The request >> Write out the material exactly, with the pictures left out.
START Provided records
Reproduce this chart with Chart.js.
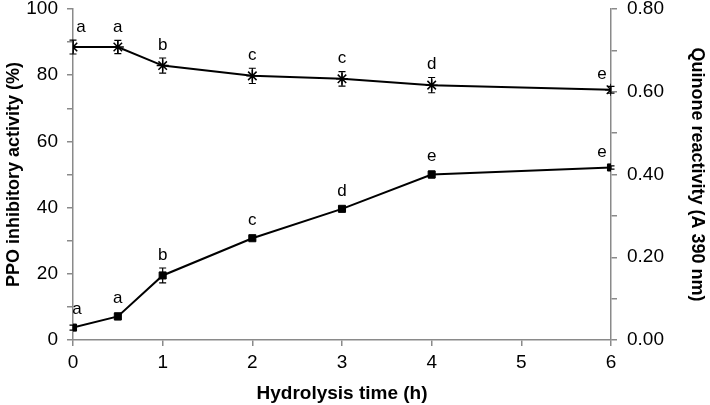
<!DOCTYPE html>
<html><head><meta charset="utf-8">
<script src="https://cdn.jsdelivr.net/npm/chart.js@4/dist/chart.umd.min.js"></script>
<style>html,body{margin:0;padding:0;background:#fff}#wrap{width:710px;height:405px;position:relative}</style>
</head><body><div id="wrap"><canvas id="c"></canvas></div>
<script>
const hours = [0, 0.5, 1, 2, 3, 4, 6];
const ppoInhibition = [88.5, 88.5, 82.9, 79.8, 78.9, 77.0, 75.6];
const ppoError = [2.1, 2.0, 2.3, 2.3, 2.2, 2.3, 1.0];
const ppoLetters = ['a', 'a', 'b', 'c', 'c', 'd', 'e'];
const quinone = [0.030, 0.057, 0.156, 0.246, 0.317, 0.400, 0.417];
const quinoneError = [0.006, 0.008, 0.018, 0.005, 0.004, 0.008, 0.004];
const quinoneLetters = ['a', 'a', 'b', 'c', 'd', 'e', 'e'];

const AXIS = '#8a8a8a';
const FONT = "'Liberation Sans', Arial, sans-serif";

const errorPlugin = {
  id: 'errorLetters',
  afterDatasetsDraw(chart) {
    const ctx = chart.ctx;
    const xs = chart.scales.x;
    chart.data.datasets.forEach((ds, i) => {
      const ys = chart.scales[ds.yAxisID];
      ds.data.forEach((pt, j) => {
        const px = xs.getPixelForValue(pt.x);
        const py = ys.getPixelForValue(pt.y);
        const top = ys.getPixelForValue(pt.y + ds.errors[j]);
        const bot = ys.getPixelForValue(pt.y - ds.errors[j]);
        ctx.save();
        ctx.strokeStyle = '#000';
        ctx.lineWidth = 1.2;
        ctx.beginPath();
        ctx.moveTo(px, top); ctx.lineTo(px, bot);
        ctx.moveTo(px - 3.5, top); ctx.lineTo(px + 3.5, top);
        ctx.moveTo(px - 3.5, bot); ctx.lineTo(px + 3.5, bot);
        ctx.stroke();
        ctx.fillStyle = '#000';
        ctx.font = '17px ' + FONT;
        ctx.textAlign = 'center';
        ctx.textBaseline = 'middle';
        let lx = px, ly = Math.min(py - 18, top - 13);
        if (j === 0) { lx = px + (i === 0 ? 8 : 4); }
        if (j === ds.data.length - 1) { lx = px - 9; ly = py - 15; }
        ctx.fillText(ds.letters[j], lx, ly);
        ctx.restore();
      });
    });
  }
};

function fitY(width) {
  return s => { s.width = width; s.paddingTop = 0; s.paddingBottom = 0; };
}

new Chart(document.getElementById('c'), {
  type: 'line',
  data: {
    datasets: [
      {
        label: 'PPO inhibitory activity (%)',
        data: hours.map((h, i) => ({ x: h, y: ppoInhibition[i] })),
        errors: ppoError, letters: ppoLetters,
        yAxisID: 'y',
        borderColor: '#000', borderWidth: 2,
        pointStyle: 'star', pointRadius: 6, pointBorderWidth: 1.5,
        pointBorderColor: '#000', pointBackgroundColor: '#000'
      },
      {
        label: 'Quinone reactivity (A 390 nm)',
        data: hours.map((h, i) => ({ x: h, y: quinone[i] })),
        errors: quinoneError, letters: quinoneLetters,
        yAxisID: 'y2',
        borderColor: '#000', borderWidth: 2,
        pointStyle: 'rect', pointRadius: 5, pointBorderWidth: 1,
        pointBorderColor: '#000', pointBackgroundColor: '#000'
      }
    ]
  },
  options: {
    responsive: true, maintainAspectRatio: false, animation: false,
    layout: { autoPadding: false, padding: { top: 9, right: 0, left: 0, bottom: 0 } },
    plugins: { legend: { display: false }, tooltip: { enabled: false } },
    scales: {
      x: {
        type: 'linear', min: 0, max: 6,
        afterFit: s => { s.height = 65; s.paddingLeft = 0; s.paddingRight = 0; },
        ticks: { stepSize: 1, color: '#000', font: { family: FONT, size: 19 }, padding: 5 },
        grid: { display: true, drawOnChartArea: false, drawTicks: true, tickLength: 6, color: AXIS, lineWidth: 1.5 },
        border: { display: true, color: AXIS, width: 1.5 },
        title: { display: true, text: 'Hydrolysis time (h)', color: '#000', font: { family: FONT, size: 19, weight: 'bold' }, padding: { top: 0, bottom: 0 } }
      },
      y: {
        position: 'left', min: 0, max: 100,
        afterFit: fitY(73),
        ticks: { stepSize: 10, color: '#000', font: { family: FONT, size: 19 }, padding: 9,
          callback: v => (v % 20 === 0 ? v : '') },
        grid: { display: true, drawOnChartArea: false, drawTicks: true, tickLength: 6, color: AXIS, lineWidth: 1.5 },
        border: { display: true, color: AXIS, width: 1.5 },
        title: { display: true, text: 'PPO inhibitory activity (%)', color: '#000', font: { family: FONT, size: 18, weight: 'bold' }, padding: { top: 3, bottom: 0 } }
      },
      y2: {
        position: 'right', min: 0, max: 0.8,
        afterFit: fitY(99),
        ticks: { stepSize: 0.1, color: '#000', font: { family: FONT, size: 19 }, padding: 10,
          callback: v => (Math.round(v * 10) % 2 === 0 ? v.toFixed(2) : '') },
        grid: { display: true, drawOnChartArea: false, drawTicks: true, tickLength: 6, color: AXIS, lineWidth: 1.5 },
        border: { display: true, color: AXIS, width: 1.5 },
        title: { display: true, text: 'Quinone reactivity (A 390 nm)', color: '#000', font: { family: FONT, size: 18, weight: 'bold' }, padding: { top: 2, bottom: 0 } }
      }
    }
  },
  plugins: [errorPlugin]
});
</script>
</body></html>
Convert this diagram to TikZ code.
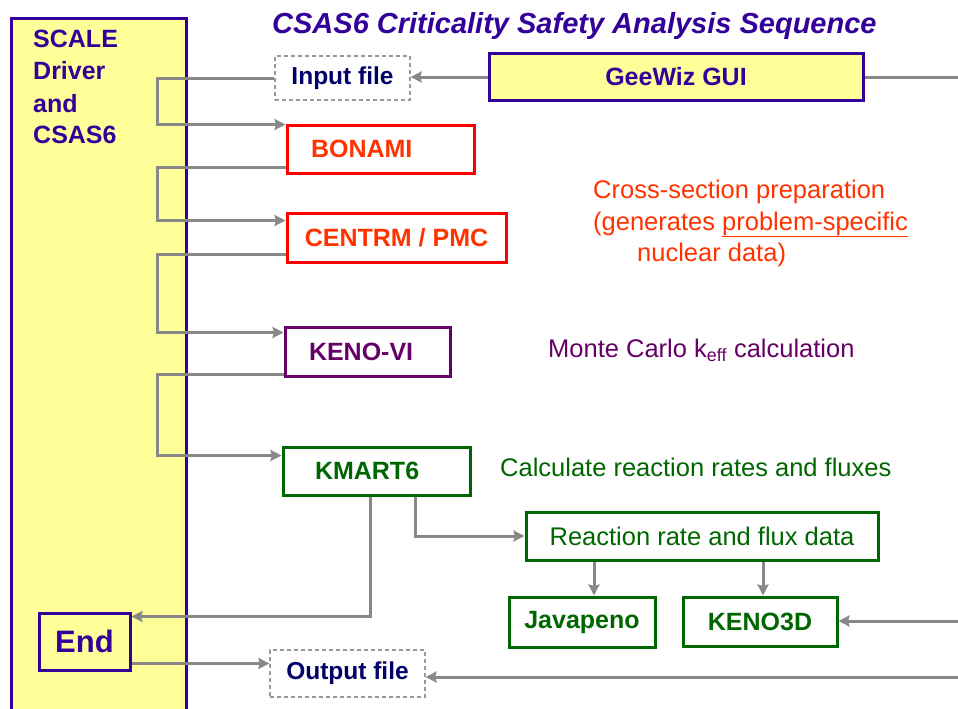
END Provided records
Answer for the task >>
Reproduce this chart with Chart.js.
<!DOCTYPE html>
<html><head><meta charset="utf-8">
<script src="https://cdn.jsdelivr.net/npm/chart.js@4/dist/chart.umd.min.js"></script>
<style>html,body{margin:0;padding:0;background:#fff}#wrap{width:710px;height:405px;position:relative}</style>
</head><body><div id="wrap"><canvas id="c"></canvas></div>
<script>
const hours = [0, 0.5, 1, 2, 3, 4, 6];
const ppoInhibition = [88.5, 88.5, 82.9, 79.8, 78.9, 77.0, 75.6];
const ppoError = [2.1, 2.0, 2.3, 2.3, 2.2, 2.3, 1.0];
const ppoLetters = ['a', 'a', 'b', 'c', 'c', 'd', 'e'];
const quinone = [0.030, 0.057, 0.156, 0.246, 0.317, 0.400, 0.417];
const quinoneError = [0.006, 0.008, 0.018, 0.005, 0.004, 0.008, 0.004];
const quinoneLetters = ['a', 'a', 'b', 'c', 'd', 'e', 'e'];

const AXIS = '#8a8a8a';
const FONT = "'Liberation Sans', Arial, sans-serif";

const errorPlugin = {
  id: 'errorLetters',
  afterDatasetsDraw(chart) {
    const ctx = chart.ctx;
    const xs = chart.scales.x;
    chart.data.datasets.forEach((ds, i) => {
      const ys = chart.scales[ds.yAxisID];
      ds.data.forEach((pt, j) => {
        const px = xs.getPixelForValue(pt.x);
        const py = ys.getPixelForValue(pt.y);
        const top = ys.getPixelForValue(pt.y + ds.errors[j]);
        const bot = ys.getPixelForValue(pt.y - ds.errors[j]);
        ctx.save();
        ctx.strokeStyle = '#000';
        ctx.lineWidth = 1.2;
        ctx.beginPath();
        ctx.moveTo(px, top); ctx.lineTo(px, bot);
        ctx.moveTo(px - 3.5, top); ctx.lineTo(px + 3.5, top);
        ctx.moveTo(px - 3.5, bot); ctx.lineTo(px + 3.5, bot);
        ctx.stroke();
        ctx.fillStyle = '#000';
        ctx.font = '17px ' + FONT;
        ctx.textAlign = 'center';
        ctx.textBaseline = 'middle';
        let lx = px, ly = Math.min(py - 18, top - 13);
        if (j === 0) { lx = px + (i === 0 ? 8 : 4); }
        if (j === ds.data.length - 1) { lx = px - 9; ly = py - 15; }
        ctx.fillText(ds.letters[j], lx, ly);
        ctx.restore();
      });
    });
  }
};

function fitY(width) {
  return s => { s.width = width; s.paddingTop = 0; s.paddingBottom = 0; };
}

new Chart(document.getElementById('c'), {
  type: 'line',
  data: {
    datasets: [
      {
        label: 'PPO inhibitory activity (%)',
        data: hours.map((h, i) => ({ x: h, y: ppoInhibition[i] })),
        errors: ppoError, letters: ppoLetters,
        yAxisID: 'y',
        borderColor: '#000', borderWidth: 2,
        pointStyle: 'star', pointRadius: 6, pointBorderWidth: 1.5,
        pointBorderColor: '#000', pointBackgroundColor: '#000'
      },
      {
        label: 'Quinone reactivity (A 390 nm)',
        data: hours.map((h, i) => ({ x: h, y: quinone[i] })),
        errors: quinoneError, letters: quinoneLetters,
        yAxisID: 'y2',
        borderColor: '#000', borderWidth: 2,
        pointStyle: 'rect', pointRadius: 5, pointBorderWidth: 1,
        pointBorderColor: '#000', pointBackgroundColor: '#000'
      }
    ]
  },
  options: {
    responsive: true, maintainAspectRatio: false, animation: false,
    layout: { autoPadding: false, padding: { top: 9, right: 0, left: 0, bottom: 0 } },
    plugins: { legend: { display: false }, tooltip: { enabled: false } },
    scales: {
      x: {
        type: 'linear', min: 0, max: 6,
        afterFit: s => { s.height = 65; s.paddingLeft = 0; s.paddingRight = 0; },
        ticks: { stepSize: 1, color: '#000', font: { family: FONT, size: 19 }, padding: 5 },
        grid: { display: true, drawOnChartArea: false, drawTicks: true, tickLength: 6, color: AXIS, lineWidth: 1.5 },
        border: { display: true, color: AXIS, width: 1.5 },
        title: { display: true, text: 'Hydrolysis time (h)', color: '#000', font: { family: FONT, size: 19, weight: 'bold' }, padding: { top: 0, bottom: 0 } }
      },
      y: {
        position: 'left', min: 0, max: 100,
        afterFit: fitY(73),
        ticks: { stepSize: 10, color: '#000', font: { family: FONT, size: 19 }, padding: 9,
          callback: v => (v % 20 === 0 ? v : '') },
        grid: { display: true, drawOnChartArea: false, drawTicks: true, tickLength: 6, color: AXIS, lineWidth: 1.5 },
        border: { display: true, color: AXIS, width: 1.5 },
        title: { display: true, text: 'PPO inhibitory activity (%)', color: '#000', font: { family: FONT, size: 18, weight: 'bold' }, padding: { top: 3, bottom: 0 } }
      },
      y2: {
        position: 'right', min: 0, max: 0.8,
        afterFit: fitY(99),
        ticks: { stepSize: 0.1, color: '#000', font: { family: FONT, size: 19 }, padding: 10,
          callback: v => (Math.round(v * 10) % 2 === 0 ? v.toFixed(2) : '') },
        grid: { display: true, drawOnChartArea: false, drawTicks: true, tickLength: 6, color: AXIS, lineWidth: 1.5 },
        border: { display: true, color: AXIS, width: 1.5 },
        title: { display: true, text: 'Quinone reactivity (A 390 nm)', color: '#000', font: { family: FONT, size: 18, weight: 'bold' }, padding: { top: 2, bottom: 0 } }
      }
    }
  },
  plugins: [errorPlugin]
});
</script>
</body></html>
Convert this diagram to TikZ code.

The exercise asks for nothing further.